━━━ ROWS

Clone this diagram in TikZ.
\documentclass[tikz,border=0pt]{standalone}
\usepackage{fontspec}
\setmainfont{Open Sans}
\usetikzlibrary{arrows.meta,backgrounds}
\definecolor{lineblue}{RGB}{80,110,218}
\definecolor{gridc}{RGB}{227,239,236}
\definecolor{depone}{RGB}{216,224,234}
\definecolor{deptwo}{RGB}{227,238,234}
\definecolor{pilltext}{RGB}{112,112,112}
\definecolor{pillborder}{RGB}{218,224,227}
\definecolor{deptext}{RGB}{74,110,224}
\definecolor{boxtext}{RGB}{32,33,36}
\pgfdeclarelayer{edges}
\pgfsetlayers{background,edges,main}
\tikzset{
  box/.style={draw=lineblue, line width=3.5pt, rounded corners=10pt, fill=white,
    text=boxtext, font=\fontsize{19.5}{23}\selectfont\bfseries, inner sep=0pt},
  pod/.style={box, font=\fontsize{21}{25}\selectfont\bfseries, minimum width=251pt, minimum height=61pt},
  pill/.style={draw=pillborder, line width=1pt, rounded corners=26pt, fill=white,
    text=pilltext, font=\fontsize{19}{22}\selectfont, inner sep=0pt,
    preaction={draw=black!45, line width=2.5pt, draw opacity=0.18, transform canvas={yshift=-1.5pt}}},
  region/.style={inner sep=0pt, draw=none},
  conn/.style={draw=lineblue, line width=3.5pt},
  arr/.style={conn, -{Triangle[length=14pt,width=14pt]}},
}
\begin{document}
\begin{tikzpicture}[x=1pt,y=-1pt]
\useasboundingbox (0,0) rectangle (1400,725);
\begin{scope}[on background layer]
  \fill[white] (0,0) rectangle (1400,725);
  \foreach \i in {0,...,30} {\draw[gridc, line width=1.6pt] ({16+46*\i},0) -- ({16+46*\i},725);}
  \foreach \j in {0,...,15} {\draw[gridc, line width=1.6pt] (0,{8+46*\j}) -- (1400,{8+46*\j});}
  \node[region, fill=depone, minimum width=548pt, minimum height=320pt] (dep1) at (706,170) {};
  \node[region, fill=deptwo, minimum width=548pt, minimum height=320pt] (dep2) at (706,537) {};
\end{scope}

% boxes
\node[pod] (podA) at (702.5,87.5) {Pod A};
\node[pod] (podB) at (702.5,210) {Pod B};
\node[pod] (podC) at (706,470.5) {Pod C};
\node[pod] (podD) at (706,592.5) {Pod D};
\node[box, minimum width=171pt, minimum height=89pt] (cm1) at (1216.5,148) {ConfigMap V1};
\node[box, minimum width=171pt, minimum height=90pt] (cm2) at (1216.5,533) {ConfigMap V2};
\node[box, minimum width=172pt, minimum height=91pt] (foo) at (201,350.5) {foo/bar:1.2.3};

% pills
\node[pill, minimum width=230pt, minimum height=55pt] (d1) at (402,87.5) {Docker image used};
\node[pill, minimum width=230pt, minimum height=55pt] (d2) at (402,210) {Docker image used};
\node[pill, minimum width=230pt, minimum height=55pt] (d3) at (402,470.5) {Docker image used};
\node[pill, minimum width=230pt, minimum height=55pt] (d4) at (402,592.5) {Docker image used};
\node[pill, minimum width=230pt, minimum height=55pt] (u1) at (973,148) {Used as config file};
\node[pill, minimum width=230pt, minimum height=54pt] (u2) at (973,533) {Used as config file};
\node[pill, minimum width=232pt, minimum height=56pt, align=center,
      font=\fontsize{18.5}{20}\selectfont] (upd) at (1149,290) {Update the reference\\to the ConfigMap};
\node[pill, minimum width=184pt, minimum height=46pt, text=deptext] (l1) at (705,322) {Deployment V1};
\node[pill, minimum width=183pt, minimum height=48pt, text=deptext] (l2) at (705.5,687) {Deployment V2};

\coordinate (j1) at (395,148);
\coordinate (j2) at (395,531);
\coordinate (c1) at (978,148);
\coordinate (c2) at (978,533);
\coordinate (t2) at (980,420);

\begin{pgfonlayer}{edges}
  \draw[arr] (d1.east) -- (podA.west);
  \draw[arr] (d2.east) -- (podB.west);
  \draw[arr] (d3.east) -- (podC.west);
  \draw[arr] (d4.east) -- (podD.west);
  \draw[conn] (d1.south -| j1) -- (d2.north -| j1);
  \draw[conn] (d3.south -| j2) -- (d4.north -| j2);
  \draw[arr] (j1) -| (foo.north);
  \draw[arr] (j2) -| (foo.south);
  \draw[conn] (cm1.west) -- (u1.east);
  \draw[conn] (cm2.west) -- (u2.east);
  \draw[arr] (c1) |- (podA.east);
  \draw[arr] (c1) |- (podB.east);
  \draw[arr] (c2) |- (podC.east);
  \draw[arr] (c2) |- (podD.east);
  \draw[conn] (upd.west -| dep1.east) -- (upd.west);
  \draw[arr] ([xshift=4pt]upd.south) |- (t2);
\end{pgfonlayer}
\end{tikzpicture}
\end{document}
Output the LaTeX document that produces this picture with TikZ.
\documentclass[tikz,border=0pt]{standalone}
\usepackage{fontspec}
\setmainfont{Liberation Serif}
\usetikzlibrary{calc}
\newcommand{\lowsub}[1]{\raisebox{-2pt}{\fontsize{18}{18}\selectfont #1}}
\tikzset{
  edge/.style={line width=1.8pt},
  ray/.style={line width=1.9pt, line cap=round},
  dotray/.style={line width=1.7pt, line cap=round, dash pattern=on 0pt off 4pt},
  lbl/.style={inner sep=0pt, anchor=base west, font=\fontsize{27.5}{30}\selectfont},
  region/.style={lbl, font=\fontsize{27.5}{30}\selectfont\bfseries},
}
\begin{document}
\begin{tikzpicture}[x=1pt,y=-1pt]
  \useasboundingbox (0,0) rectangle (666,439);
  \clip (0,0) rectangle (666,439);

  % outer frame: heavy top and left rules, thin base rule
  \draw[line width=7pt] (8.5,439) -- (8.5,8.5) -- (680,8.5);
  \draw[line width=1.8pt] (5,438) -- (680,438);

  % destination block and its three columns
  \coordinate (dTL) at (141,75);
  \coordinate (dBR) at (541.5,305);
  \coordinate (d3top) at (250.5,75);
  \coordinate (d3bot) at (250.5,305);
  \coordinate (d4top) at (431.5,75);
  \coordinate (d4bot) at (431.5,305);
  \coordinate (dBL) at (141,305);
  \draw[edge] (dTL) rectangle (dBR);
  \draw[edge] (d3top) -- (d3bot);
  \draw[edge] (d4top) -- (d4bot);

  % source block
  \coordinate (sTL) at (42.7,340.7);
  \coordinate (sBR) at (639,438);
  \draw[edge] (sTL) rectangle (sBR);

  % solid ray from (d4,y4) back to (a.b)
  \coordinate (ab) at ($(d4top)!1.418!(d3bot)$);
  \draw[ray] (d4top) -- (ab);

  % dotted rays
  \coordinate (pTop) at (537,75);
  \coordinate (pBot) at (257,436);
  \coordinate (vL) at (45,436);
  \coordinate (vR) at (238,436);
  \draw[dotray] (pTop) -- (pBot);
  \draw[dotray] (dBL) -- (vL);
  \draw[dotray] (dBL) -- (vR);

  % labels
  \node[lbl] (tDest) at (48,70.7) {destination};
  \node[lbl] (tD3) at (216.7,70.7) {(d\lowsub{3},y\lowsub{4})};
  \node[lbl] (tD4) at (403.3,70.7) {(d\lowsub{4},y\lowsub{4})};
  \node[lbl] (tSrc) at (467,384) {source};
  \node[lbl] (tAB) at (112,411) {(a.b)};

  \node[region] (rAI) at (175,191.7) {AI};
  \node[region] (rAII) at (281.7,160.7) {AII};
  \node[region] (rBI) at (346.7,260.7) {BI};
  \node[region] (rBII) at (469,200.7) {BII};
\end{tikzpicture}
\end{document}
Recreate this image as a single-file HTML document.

━━━━━━

### THE EXERCISE
Nothing should be left out: repeat all of the data exactly.

### COMPLETE ANSWER
Clone this diagram in TikZ.
\documentclass[tikz,border=0pt]{standalone}
\usepackage{fontspec}
\setmainfont{Open Sans}
\usetikzlibrary{arrows.meta,backgrounds}
\definecolor{lineblue}{RGB}{80,110,218}
\definecolor{gridc}{RGB}{227,239,236}
\definecolor{depone}{RGB}{216,224,234}
\definecolor{deptwo}{RGB}{227,238,234}
\definecolor{pilltext}{RGB}{112,112,112}
\definecolor{pillborder}{RGB}{218,224,227}
\definecolor{deptext}{RGB}{74,110,224}
\definecolor{boxtext}{RGB}{32,33,36}
\pgfdeclarelayer{edges}
\pgfsetlayers{background,edges,main}
\tikzset{
  box/.style={draw=lineblue, line width=3.5pt, rounded corners=10pt, fill=white,
    text=boxtext, font=\fontsize{19.5}{23}\selectfont\bfseries, inner sep=0pt},
  pod/.style={box, font=\fontsize{21}{25}\selectfont\bfseries, minimum width=251pt, minimum height=61pt},
  pill/.style={draw=pillborder, line width=1pt, rounded corners=26pt, fill=white,
    text=pilltext, font=\fontsize{19}{22}\selectfont, inner sep=0pt,
    preaction={draw=black!45, line width=2.5pt, draw opacity=0.18, transform canvas={yshift=-1.5pt}}},
  region/.style={inner sep=0pt, draw=none},
  conn/.style={draw=lineblue, line width=3.5pt},
  arr/.style={conn, -{Triangle[length=14pt,width=14pt]}},
}
\begin{document}
\begin{tikzpicture}[x=1pt,y=-1pt]
\useasboundingbox (0,0) rectangle (1400,725);
\begin{scope}[on background layer]
  \fill[white] (0,0) rectangle (1400,725);
  \foreach \i in {0,...,30} {\draw[gridc, line width=1.6pt] ({16+46*\i},0) -- ({16+46*\i},725);}
  \foreach \j in {0,...,15} {\draw[gridc, line width=1.6pt] (0,{8+46*\j}) -- (1400,{8+46*\j});}
  \node[region, fill=depone, minimum width=548pt, minimum height=320pt] (dep1) at (706,170) {};
  \node[region, fill=deptwo, minimum width=548pt, minimum height=320pt] (dep2) at (706,537) {};
\end{scope}

% boxes
\node[pod] (podA) at (702.5,87.5) {Pod A};
\node[pod] (podB) at (702.5,210) {Pod B};
\node[pod] (podC) at (706,470.5) {Pod C};
\node[pod] (podD) at (706,592.5) {Pod D};
\node[box, minimum width=171pt, minimum height=89pt] (cm1) at (1216.5,148) {ConfigMap V1};
\node[box, minimum width=171pt, minimum height=90pt] (cm2) at (1216.5,533) {ConfigMap V2};
\node[box, minimum width=172pt, minimum height=91pt] (foo) at (201,350.5) {foo/bar:1.2.3};

% pills
\node[pill, minimum width=230pt, minimum height=55pt] (d1) at (402,87.5) {Docker image used};
\node[pill, minimum width=230pt, minimum height=55pt] (d2) at (402,210) {Docker image used};
\node[pill, minimum width=230pt, minimum height=55pt] (d3) at (402,470.5) {Docker image used};
\node[pill, minimum width=230pt, minimum height=55pt] (d4) at (402,592.5) {Docker image used};
\node[pill, minimum width=230pt, minimum height=55pt] (u1) at (973,148) {Used as config file};
\node[pill, minimum width=230pt, minimum height=54pt] (u2) at (973,533) {Used as config file};
\node[pill, minimum width=232pt, minimum height=56pt, align=center,
      font=\fontsize{18.5}{20}\selectfont] (upd) at (1149,290) {Update the reference\\to the ConfigMap};
\node[pill, minimum width=184pt, minimum height=46pt, text=deptext] (l1) at (705,322) {Deployment V1};
\node[pill, minimum width=183pt, minimum height=48pt, text=deptext] (l2) at (705.5,687) {Deployment V2};

\coordinate (j1) at (395,148);
\coordinate (j2) at (395,531);
\coordinate (c1) at (978,148);
\coordinate (c2) at (978,533);
\coordinate (t2) at (980,420);

\begin{pgfonlayer}{edges}
  \draw[arr] (d1.east) -- (podA.west);
  \draw[arr] (d2.east) -- (podB.west);
  \draw[arr] (d3.east) -- (podC.west);
  \draw[arr] (d4.east) -- (podD.west);
  \draw[conn] (d1.south -| j1) -- (d2.north -| j1);
  \draw[conn] (d3.south -| j2) -- (d4.north -| j2);
  \draw[arr] (j1) -| (foo.north);
  \draw[arr] (j2) -| (foo.south);
  \draw[conn] (cm1.west) -- (u1.east);
  \draw[conn] (cm2.west) -- (u2.east);
  \draw[arr] (c1) |- (podA.east);
  \draw[arr] (c1) |- (podB.east);
  \draw[arr] (c2) |- (podC.east);
  \draw[arr] (c2) |- (podD.east);
  \draw[conn] (upd.west -| dep1.east) -- (upd.west);
  \draw[arr] ([xshift=4pt]upd.south) |- (t2);
\end{pgfonlayer}
\end{tikzpicture}
\end{document}
Output the LaTeX document that produces this picture with TikZ.
\documentclass[tikz,border=0pt]{standalone}
\usepackage{fontspec}
\setmainfont{Liberation Serif}
\usetikzlibrary{calc}
\newcommand{\lowsub}[1]{\raisebox{-2pt}{\fontsize{18}{18}\selectfont #1}}
\tikzset{
  edge/.style={line width=1.8pt},
  ray/.style={line width=1.9pt, line cap=round},
  dotray/.style={line width=1.7pt, line cap=round, dash pattern=on 0pt off 4pt},
  lbl/.style={inner sep=0pt, anchor=base west, font=\fontsize{27.5}{30}\selectfont},
  region/.style={lbl, font=\fontsize{27.5}{30}\selectfont\bfseries},
}
\begin{document}
\begin{tikzpicture}[x=1pt,y=-1pt]
  \useasboundingbox (0,0) rectangle (666,439);
  \clip (0,0) rectangle (666,439);

  % outer frame: heavy top and left rules, thin base rule
  \draw[line width=7pt] (8.5,439) -- (8.5,8.5) -- (680,8.5);
  \draw[line width=1.8pt] (5,438) -- (680,438);

  % destination block and its three columns
  \coordinate (dTL) at (141,75);
  \coordinate (dBR) at (541.5,305);
  \coordinate (d3top) at (250.5,75);
  \coordinate (d3bot) at (250.5,305);
  \coordinate (d4top) at (431.5,75);
  \coordinate (d4bot) at (431.5,305);
  \coordinate (dBL) at (141,305);
  \draw[edge] (dTL) rectangle (dBR);
  \draw[edge] (d3top) -- (d3bot);
  \draw[edge] (d4top) -- (d4bot);

  % source block
  \coordinate (sTL) at (42.7,340.7);
  \coordinate (sBR) at (639,438);
  \draw[edge] (sTL) rectangle (sBR);

  % solid ray from (d4,y4) back to (a.b)
  \coordinate (ab) at ($(d4top)!1.418!(d3bot)$);
  \draw[ray] (d4top) -- (ab);

  % dotted rays
  \coordinate (pTop) at (537,75);
  \coordinate (pBot) at (257,436);
  \coordinate (vL) at (45,436);
  \coordinate (vR) at (238,436);
  \draw[dotray] (pTop) -- (pBot);
  \draw[dotray] (dBL) -- (vL);
  \draw[dotray] (dBL) -- (vR);

  % labels
  \node[lbl] (tDest) at (48,70.7) {destination};
  \node[lbl] (tD3) at (216.7,70.7) {(d\lowsub{3},y\lowsub{4})};
  \node[lbl] (tD4) at (403.3,70.7) {(d\lowsub{4},y\lowsub{4})};
  \node[lbl] (tSrc) at (467,384) {source};
  \node[lbl] (tAB) at (112,411) {(a.b)};

  \node[region] (rAI) at (175,191.7) {AI};
  \node[region] (rAII) at (281.7,160.7) {AII};
  \node[region] (rBI) at (346.7,260.7) {BI};
  \node[region] (rBII) at (469,200.7) {BII};
\end{tikzpicture}
\end{document}
Recreate this image as a single-file HTML document.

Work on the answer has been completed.